1 出现的问题
从PostgreSQL10以后PostgreSQL自带分区,但使用分区有利有弊,例如以下比较常规的需求.
/****************************************************************************************
传感器类型
drop table if exists sentypes;
****************************************************************************************/
create table sentypes(
objectid smallint not null, --唯一编号
name varchar(32) not null, --传感器类型
unit varchar(16), --传感器值计量单位
constraint pk_sentypes_objectid primary key (objectid),
);
/****************************************************************************************
传感器采集的数据
drop table if exists sensors;
****************************************************************************************/
create table sensors(
objectid bigserial not null, --唯一编号
sentype smallint not null, --传感器类型
sensn smallint not null, --同一类型传感器顺序号
val falot4 not null, --传感器数据
generate timestamptz not null, --上报时间
constraint pk_sensors_objectid primary key (objectid,sentype),
constraint fk_sensors_sentype foreign key(sentype) references sentypes(objectid) on delete cascade
) partition by hash(sentype);
--由于需要支持的传感器比较多,假设一共支持255种,因此根据传感器类型分表,分为255个子表
do $$
declare
v_cmd text;
v_index text;
begin
for i in 1..255 loop --这里是不正确的,比如你的分区值范围为1-255,
--select clac_uint_hash(id,256) from generate_series(1,255) as id group by 1; --256为hash分区表MODULUS的值共157张表
v_index := to_char(i,'FM000');
v_cmd := format('
create table sensors%s partition of sensors
for values with (MODULUS 256, REMAINDER %s)',v_index,v_index);
execute v_cmd;
end loop;
end;
$$;
--正确的方法,一共创建了157张子表
do $$
declare
v_rec record;
v_cmd text;
v_index text;
begin
for v_rec in (select clac_uint_hash(id,256) as has from generate_series(1,255) as id group by 1 order by 1) loop
v_index := to_char(v_rec.has,'FM000');
v_cmd := format('
create table meteorologicals%s partition of meteorologicals
for values with (MODULUS 256, REMAINDER %s);',v_index,v_index);
execute v_cmd;
end loop;
end;
$$;
使用分区表对于获取指定类型传感器的值分区表确实有效.
--假设传感器类型编号32的是电压传感器,现在想获取1月份8号电压传感器采集的数据
select val,generate from sensors where sentype=32 and sensn=8;
但是当想获取电压(32)\电流(33)\电量(34)最后的数据和最后上报的时间时.

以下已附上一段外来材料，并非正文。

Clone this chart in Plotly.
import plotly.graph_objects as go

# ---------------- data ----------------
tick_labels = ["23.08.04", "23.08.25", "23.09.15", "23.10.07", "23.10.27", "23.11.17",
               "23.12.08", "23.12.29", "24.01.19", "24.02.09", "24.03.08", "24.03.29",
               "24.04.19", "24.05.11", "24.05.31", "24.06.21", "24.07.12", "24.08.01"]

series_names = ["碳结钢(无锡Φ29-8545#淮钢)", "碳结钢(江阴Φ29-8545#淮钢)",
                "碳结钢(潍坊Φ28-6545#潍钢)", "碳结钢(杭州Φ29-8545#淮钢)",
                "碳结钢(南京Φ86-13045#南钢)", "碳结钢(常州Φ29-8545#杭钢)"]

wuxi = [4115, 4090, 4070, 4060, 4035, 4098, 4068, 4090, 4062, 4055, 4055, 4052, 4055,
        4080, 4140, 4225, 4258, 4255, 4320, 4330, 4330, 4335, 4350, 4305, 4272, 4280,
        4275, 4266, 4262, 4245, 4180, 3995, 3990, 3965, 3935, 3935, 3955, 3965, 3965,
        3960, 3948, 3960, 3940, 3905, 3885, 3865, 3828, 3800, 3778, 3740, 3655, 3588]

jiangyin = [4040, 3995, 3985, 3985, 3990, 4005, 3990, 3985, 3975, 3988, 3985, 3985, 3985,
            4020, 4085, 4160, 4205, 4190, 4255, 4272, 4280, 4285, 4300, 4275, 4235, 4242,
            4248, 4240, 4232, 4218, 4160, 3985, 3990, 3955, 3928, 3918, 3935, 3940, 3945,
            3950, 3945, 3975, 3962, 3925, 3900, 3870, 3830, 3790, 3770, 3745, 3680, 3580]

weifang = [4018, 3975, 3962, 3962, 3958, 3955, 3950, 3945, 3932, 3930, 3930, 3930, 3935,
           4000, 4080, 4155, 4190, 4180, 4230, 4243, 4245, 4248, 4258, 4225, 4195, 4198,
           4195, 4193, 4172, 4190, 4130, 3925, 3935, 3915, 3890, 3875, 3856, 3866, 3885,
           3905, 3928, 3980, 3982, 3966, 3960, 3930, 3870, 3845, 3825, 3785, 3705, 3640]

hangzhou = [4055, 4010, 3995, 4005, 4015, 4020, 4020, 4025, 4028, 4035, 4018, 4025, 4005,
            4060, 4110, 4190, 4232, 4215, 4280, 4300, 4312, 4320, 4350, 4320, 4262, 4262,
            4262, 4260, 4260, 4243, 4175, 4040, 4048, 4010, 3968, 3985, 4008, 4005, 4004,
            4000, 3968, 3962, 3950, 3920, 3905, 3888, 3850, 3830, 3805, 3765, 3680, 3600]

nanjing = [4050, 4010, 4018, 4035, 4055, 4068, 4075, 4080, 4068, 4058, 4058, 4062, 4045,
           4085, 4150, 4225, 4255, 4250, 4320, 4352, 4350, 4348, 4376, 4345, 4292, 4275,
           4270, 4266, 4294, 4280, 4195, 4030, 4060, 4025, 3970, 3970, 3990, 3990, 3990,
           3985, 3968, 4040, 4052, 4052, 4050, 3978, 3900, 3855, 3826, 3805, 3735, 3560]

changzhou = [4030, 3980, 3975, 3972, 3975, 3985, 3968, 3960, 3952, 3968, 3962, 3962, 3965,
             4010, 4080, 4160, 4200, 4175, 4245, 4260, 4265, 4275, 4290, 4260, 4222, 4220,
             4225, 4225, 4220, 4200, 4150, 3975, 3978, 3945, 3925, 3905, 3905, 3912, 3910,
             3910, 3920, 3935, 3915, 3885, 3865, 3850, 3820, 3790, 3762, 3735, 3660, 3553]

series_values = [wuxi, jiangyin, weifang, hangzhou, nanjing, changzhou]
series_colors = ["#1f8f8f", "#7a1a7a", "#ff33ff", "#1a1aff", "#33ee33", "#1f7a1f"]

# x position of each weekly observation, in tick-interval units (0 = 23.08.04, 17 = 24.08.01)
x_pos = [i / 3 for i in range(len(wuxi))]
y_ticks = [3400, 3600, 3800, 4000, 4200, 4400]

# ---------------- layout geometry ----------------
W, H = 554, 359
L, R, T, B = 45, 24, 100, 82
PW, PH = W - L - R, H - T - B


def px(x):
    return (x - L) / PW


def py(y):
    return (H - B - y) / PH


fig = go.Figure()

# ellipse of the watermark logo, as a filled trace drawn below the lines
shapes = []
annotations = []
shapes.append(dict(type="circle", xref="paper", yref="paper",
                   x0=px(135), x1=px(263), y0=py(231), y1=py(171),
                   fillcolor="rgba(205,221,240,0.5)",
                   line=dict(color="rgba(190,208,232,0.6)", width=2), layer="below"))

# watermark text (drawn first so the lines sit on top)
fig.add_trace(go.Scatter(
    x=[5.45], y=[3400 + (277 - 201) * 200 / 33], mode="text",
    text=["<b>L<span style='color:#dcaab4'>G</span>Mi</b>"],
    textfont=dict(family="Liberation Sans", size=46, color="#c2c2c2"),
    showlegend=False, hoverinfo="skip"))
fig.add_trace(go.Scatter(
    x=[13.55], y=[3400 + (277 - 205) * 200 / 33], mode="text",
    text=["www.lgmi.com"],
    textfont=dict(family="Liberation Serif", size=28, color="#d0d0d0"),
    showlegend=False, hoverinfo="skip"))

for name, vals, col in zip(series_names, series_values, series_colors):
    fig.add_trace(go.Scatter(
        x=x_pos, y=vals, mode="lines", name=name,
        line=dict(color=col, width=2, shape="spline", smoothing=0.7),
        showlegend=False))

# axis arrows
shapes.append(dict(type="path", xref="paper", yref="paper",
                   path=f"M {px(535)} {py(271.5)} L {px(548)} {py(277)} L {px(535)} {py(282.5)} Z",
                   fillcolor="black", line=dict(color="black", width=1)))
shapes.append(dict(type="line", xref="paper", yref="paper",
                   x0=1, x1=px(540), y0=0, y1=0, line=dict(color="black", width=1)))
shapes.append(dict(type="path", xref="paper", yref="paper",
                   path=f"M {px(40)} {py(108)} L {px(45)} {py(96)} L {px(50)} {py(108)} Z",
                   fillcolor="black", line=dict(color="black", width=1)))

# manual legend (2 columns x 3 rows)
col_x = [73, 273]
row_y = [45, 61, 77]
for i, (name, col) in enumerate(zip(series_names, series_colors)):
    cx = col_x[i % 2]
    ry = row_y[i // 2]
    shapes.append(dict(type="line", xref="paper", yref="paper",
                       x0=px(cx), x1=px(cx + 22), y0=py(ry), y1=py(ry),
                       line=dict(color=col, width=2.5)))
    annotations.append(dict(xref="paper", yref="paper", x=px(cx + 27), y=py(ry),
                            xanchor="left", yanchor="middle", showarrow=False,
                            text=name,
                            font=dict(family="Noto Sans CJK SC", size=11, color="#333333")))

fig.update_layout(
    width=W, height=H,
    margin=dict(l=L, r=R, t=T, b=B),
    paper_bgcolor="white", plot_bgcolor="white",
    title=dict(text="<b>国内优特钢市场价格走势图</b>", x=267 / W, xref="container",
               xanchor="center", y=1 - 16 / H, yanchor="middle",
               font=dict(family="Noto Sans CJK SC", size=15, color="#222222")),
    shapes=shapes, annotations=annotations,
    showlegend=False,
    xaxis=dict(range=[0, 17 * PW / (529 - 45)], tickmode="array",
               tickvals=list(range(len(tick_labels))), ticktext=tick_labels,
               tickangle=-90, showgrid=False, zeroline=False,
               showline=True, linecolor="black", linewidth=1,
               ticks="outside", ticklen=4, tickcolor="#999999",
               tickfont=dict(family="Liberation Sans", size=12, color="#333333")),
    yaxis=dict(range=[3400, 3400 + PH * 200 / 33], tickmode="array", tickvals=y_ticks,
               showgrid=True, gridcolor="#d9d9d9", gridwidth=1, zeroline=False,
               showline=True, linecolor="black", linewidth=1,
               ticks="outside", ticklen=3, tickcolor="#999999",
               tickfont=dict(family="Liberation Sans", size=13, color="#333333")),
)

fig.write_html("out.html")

explain (analyze,verbose,costs,buffers,timing)
select
objectid,
name,
unit,
(select row(val,generate,(not (extract(epoch from (now()-generate)) > 3600))) from sensors as t3 where sentype=t1.objectid order by generate desc limit 1)
from sentypes as t1
where objectid=any(array[32,33,34]);
虽然只需要3个种类传感器最新的数据,但执行计划扫描了所有表(255个),虽然走了索引(Bitmap Index Scan)且未执行(never executed),但是最终耗时还是达到了3秒多.(执行计划由于太长,这里只截取了一小部份)

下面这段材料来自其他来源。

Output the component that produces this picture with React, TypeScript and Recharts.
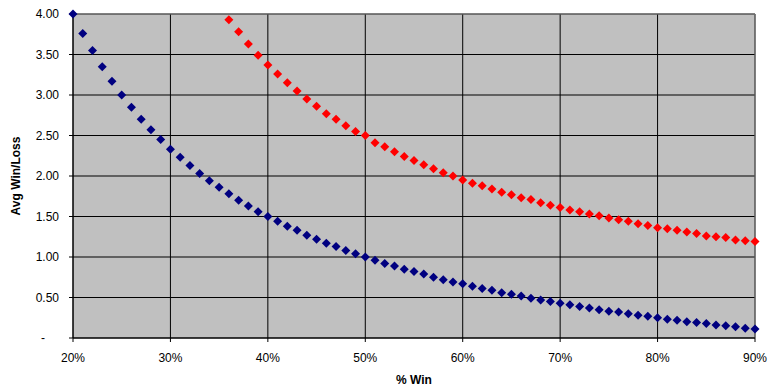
import React from 'react';
import { ScatterChart, Scatter, XAxis, YAxis, CartesianGrid, ReferenceLine } from 'recharts';

// % win for each plotted point
const breakEvenWinPct = [
  20, 21, 22, 23, 24, 25, 26, 27, 28, 29,
  30, 31, 32, 33, 34, 35, 36, 37, 38, 39,
  40, 41, 42, 43, 44, 45, 46, 47, 48, 49,
  50, 51, 52, 53, 54, 55, 56, 57, 58, 59,
  60, 61, 62, 63, 64, 65, 66, 67, 68, 69,
  70, 71, 72, 73, 74, 75, 76, 77, 78, 79,
  80, 81, 82, 83, 84, 85, 86, 87, 88, 89,
  90,
];

// blue series: avg win/loss needed to break even
const breakEvenRatio = [
  4.0, 3.76, 3.55, 3.35, 3.17, 3.0, 2.85, 2.7, 2.57, 2.45,
  2.33, 2.23, 2.13, 2.03, 1.94, 1.86, 1.78, 1.7, 1.63, 1.56,
  1.5, 1.44, 1.38, 1.33, 1.27, 1.22, 1.17, 1.13, 1.08, 1.04,
  1.0, 0.96, 0.92, 0.89, 0.85, 0.82, 0.79, 0.75, 0.72, 0.69,
  0.67, 0.64, 0.61, 0.59, 0.56, 0.54, 0.52, 0.49, 0.47, 0.45,
  0.43, 0.41, 0.39, 0.37, 0.35, 0.33, 0.32, 0.3, 0.28, 0.27,
  0.25, 0.23, 0.22, 0.2, 0.19, 0.18, 0.16, 0.15, 0.14, 0.12,
  0.11,
];

const targetWinPct = [
  36, 37, 38, 39,
  40, 41, 42, 43, 44, 45, 46, 47, 48, 49,
  50, 51, 52, 53, 54, 55, 56, 57, 58, 59,
  60, 61, 62, 63, 64, 65, 66, 67, 68, 69,
  70, 71, 72, 73, 74, 75, 76, 77, 78, 79,
  80, 81, 82, 83, 84, 85, 86, 87, 88, 89,
  90,
];

// red series
const targetRatio = [
  3.93, 3.78, 3.63, 3.49,
  3.37, 3.26, 3.15, 3.05, 2.95, 2.86, 2.77, 2.7, 2.62, 2.55,
  2.5, 2.41, 2.36, 2.3, 2.24, 2.19, 2.14, 2.09, 2.04, 2.0,
  1.95, 1.91, 1.88, 1.84, 1.8, 1.77, 1.73, 1.71, 1.67, 1.64,
  1.61, 1.58, 1.56, 1.53, 1.51, 1.48, 1.46, 1.44, 1.41, 1.39,
  1.36, 1.35, 1.33, 1.31, 1.29, 1.26, 1.25, 1.24, 1.21, 1.2,
  1.19,
];

const xTicks = [20, 30, 40, 50, 60, 70, 80, 90];
const yTicks = [0, 0.5, 1, 1.5, 2, 2.5, 3, 3.5, 4];

const blueData = breakEvenWinPct.map((x, i) => ({ x, y: breakEvenRatio[i] }));
const redData = targetWinPct.map((x, i) => ({ x, y: targetRatio[i] }));

const FONT = '"Liberation Sans", Arial, sans-serif';

const Diamond = (props: any) => {
  const { cx, cy, fill } = props;
  const r = 4.5;
  return (
    <polygon
      points={`${cx},${cy - r} ${cx + r},${cy} ${cx},${cy + r} ${cx - r},${cy}`}
      fill={fill}
    />
  );
};

const YTick = (props: any) => {
  const { x, y, payload } = props;
  const v = payload.value;
  const isZero = v === 0;
  return (
    <text
      x={isZero ? x - 14 : x}
      y={y}
      dy={4}
      textAnchor="end"
      fill="#000"
      fontSize={12}
      fontFamily={FONT}
    >
      {isZero ? '-' : v.toFixed(2)}
    </text>
  );
};

export default function App() {
  return (
    <div style={{ position: 'absolute', left: 0, top: 0, width: 774, height: 390, background: '#fff' }}>
      <ScatterChart width={774} height={390} margin={{ top: 14, right: 19, left: 0, bottom: 0 }}>
        <CartesianGrid stroke="#000" fill="#C0C0C0" />
        <XAxis
          type="number"
          dataKey="x"
          domain={[20, 90]}
          ticks={xTicks}
          tickFormatter={(v: number) => `${v}%`}
          height={52}
          tickSize={4}
          tickMargin={11}
          axisLine={{ stroke: '#000' }}
          tickLine={{ stroke: '#000' }}
          tick={{ fill: '#000', fontSize: 12, fontFamily: FONT }}
          label={{ value: '% Win', position: 'center', dy: 16, fill: '#000', fontSize: 12, fontWeight: 'bold', fontFamily: FONT }}
        />
        <YAxis
          type="number"
          dataKey="y"
          domain={[0, 4]}
          ticks={yTicks}
          width={73}
          tickSize={4}
          tickMargin={10}
          axisLine={{ stroke: '#000' }}
          tickLine={{ stroke: '#000' }}
          tick={<YTick />}
          label={{ value: 'Avg Win/Loss', angle: -90, position: 'center', dx: -21, fill: '#000', fontSize: 12, fontWeight: 'bold', fontFamily: FONT }}
        />
        <ReferenceLine y={4} stroke="#808080" />
        <ReferenceLine x={90} stroke="#808080" />
        <Scatter data={blueData} fill="#000080" shape={<Diamond />} isAnimationActive={false} />
        <Scatter data={redData} fill="#FF0000" shape={<Diamond />} isAnimationActive={false} />
      </ScatterChart>
    </div>
  );
}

Bitmap Heap Scan on public.sensors255 t3_254 (cost=4.21..14.42 rows=7 width=40) (never executed)
Output: ROW(t3_254.val, t3_254.generate, (date_part('epoch'::text, (now() - t3_254.generate)) <= '3600'::double precision)), t3_254.generate
Recheck Cond: (t3_254.sentype = t1.objectid)
-> Bitmap Index Scan on sensors255_xxxx (cost=0.00..4.21 rows=7 width=0) (never executed)
Index Cond: (t3_254.sentype = t1.objectid)
Planning Time: 3530.195 ms
Execution Time: 18.642 ms
2 解决方案
现在明确知道电压(32)\电流(33)\电量(34)的类型值,分别是32\33\34,可以通过计算这几值的hash code,根据hash code直接查询这三个值所在的表.那么现在的问题就是如何计算hash code.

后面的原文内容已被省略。